Leahy and Sununu Introduce E-Mail Privacy Act

April 28, 2005. Sen. Patrick Leahy (D-VT) and Sen. John Sununu (R-NH) introduced S 936, the "E-Mail Privacy Act of 2005".

This bill is a reaction to the split opinion of the three judge panel of the U.S. Court of Appeals (1stCir) in USA v. Bradford Councilman, a criminal case involving the Electronic Communications Privacy Act (ECPA) and unauthorized accessing of the content of stored e-mail messages. The Court of Appeals held that there was no violation of the Wiretap Act, as amended by the ECPA, when stored e-mail was accessed, because, since it was in storage, there was no interception within the meaning of the statute. See also, story titled "1st Circuit Holds Wiretap Act Does Not Apply to E-Mail in Storage" in TLJ Daily E-Mail Alert No. 930, July 1, 2004.

The Court of Appeals held a rehearing en banc on December 8, 2004. See, story titled "1st Circuit Grants Rehearing En Banc in Councilman Case" in TLJ Daily E-Mail Alert No. 992, October 7, 2004. Sen. Leahy filed an amicus curiae brief [PDF].

The Court of Appeals reasoned that whether there is a violation of 18 U.S.C. 2511 in this case turns on the definitions found in 18 U.S.C. 2510. That is, 18 U.S.C. 2511(1) provides, in part, that "any person who (a) intentionally intercepts, endeavors to intercept, or procures any other person to intercept or endeavor to intercept, any wire, oral, or electronic communication ... shall be punished as provided in subsection (4) or shall be subject to suit as provided in subsection (5)." 18 U.S.C. 2510 contains definitions of both "wire communication" and "electronic communication". The definition of "wire communication" includes "any electronic storage of such communication", while the definition of "electronic communication" makes no reference to stored communications. Thus, no interception can occur while the e-mails are in electronic storage. And, since there is no interception, there is no violation of 18 U.S.C. 2511.

The Leahy Sununu bill amends 18 U.S.C. 2510 to undo Councilman.
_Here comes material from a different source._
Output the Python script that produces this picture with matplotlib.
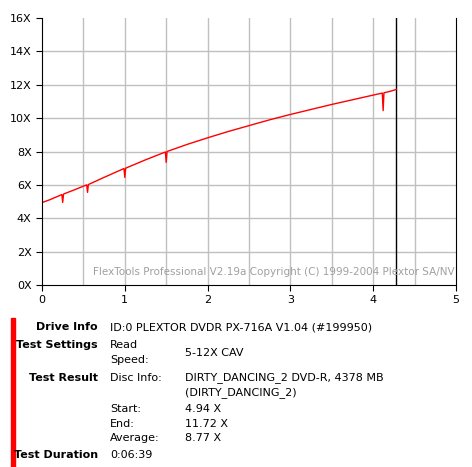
import matplotlib
matplotlib.use("Agg")
import matplotlib.pyplot as plt

pos = [0.0, 0.1, 0.24, 0.25, 0.26, 0.4, 0.54, 0.55, 0.56, 0.75, 0.99, 1.0, 1.01, 1.25, 1.49, 1.5, 1.51, 1.75, 2.0, 2.25, 2.5, 2.75, 3.0, 3.25, 3.5, 3.75, 4.0, 4.11, 4.12, 4.13, 4.2, 4.28]
speed = [4.94, 5.12, 5.42, 4.95, 5.45, 5.72, 6.0, 5.55, 6.02, 6.45, 6.98, 6.45, 7.0, 7.5, 7.97, 7.35, 8.0, 8.42, 8.82, 9.2, 9.55, 9.9, 10.22, 10.52, 10.82, 11.1, 11.38, 11.5, 10.45, 11.52, 11.6, 11.72]
xticks = [0, 1, 2, 3, 4, 5]
yticks = [0, 2, 4, 6, 8, 10, 12, 14, 16]
end_pos = 4.28

fig = plt.figure(figsize=(4.72, 4.67), dpi=100)
ax = fig.add_axes([42/472, 1-285/467, 414/472, 267/467])
ax.set_xlim(0, 5); ax.set_ylim(0, 16)
for v in [0.5*i for i in range(1, 10)]:
    ax.axvline(v, color="#c0c0c0", lw=1, zorder=0)
for v in yticks[1:-1]:
    ax.axhline(v, color="#c0c0c0", lw=1, zorder=0)
ax.axvline(end_pos, color="black", lw=1)
ax.plot(pos, speed, color="#ff0000", lw=1)
ax.set_xticks(xticks)
ax.set_yticks(yticks)
ax.set_yticklabels([f"{v}X" for v in yticks])
ax.tick_params(labelsize=8, length=4, direction="out")
for s in ["top"]:
    ax.spines[s].set_visible(False)
ax.text(4.98, 0.5, "FlexTools Professional V2.19a Copyright (C) 1999-2004 Plextor SA/NV",
        ha="right", va="bottom", fontsize=7.5, color="#a0a0a0")

fig.patches.append(plt.Rectangle((11/472, 0), 4/472, 1-318/467, transform=fig.transFigure, color="#ff0000"))
fs = 8
def T(x, y, s, bold=False, ha="left"):
    fig.text(x/472, 1-y/467, s, fontsize=fs, ha=ha, va="center", fontweight="bold" if bold else "normal")
T(98, 327, "Drive Info", True, "right")
T(110, 327, "ID:0 PLEXTOR DVDR PX-716A V1.04 (#199950)")
T(98, 345, "Test Settings", True, "right")
T(110, 345, "Read")
T(110, 360, "Speed:")
T(185, 353, "5-12X CAV")
T(98, 378, "Test Result", True, "right")
T(110, 378, "Disc Info:")
T(185, 378, "DIRTY_DANCING_2 DVD-R, 4378 MB")
T(185, 393, "(DIRTY_DANCING_2)")
T(110, 409, "Start:"); T(185, 409, "4.94 X")
T(110, 424, "End:"); T(185, 424, "11.72 X")
T(110, 438, "Average:"); T(185, 438, "8.77 X")
T(98, 455, "Test Duration", True, "right")
T(110, 455, "0:06:39")
fig.savefig("out.png", dpi=100)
The bill provides that "Section 2510(4) of title 18, United States Code, is amended by striking `through the use of any electronic, mechanical, or other device.' and inserting `contemporaneous with transit, or on an ongoing basis during transit, through the use of any electronic, mechanical, or other device or process, notwithstanding that the communication may simultaneously be in electronic storage;"

Sen. Patrick LeahySen. Leahy (at right) explained his bill in the Senate. He stated that "In a strained reading of the Electronic Communications Privacy Act (ECPA), the majority in this case effectively concluded that it was permissible for an Internet Service Provider to systematically intercept, copy and read its customers' incoming e-mails for corporate gain. This outcome is an unacceptable privacy intrusion that is inconsistent with Congressional intent and the commonly-held understanding of the protections provided by ECPA, and requires swift Congressional response." See, Congressional Record, April 28, 2005, at Page S4553.

"In 1986 Congress passed ECPA to update the Wiretap Act so that Americans could enjoy the same amount of privacy in their online communications as they do in the offline world. ECPA", said Sen. Leahy. "The Councilman decision upset this careful distinction."

He added that "this decision essentially licenses ISPs to snoop. Even more worrisome is that this decision creates the opportunity for the type of Big Brother invasions that understandably make Americans cringe. For practical reasons, law enforcement often installs surveillance devices at these nanosecond storage points, but before doing so, they have obtained the appropriate legal permission to intercept e-mails -- a Title III order. Under the majority's interpretation in the Councilman decision, law enforcement would no longer need to obtain a Title III order to conduct such searches, but rather could follow the less rigorous procedures for stored communications."

The Councilman case has resulted in other legislative proposals. For example, on July 22, 2004, Rep. Jerrold Nadler (D-NY) and others introduced HR 4977 (108th Congress), the "E-mail Privacy Protection Act of 2004". This bill amends the Wiretap Act and the Stored Communications Act, to provide that accessing stored e-mail communications, including by e-mail service providers, can constitute criminal violations. See, story titled "Rep. Nadler Introduces Bill to Criminalize Accessing Stored E-Mail" in TLJ Daily E-Mail Alert No. 950, August 2, 2004.

Also on July 22, Rep. Jay Inslee (D-WA) and others introduced HR 4956 (108th Congress), the "E-mail Privacy Act of 2004". Like Rep. Nadler's bill, HR 4977, this bill responds to the opinion in USA v. Councilman, and provides increased legal protection under the Criminal Code for stored e-mail communications. However, Rep. Inslee's bill would provide less onerous limitations upon the activities of e-mail service providers. See, story titled "Rep. Inslee Introduces E-mail Privacy Act" in TLJ Daily E-Mail Alert No. 950, August 2, 2004.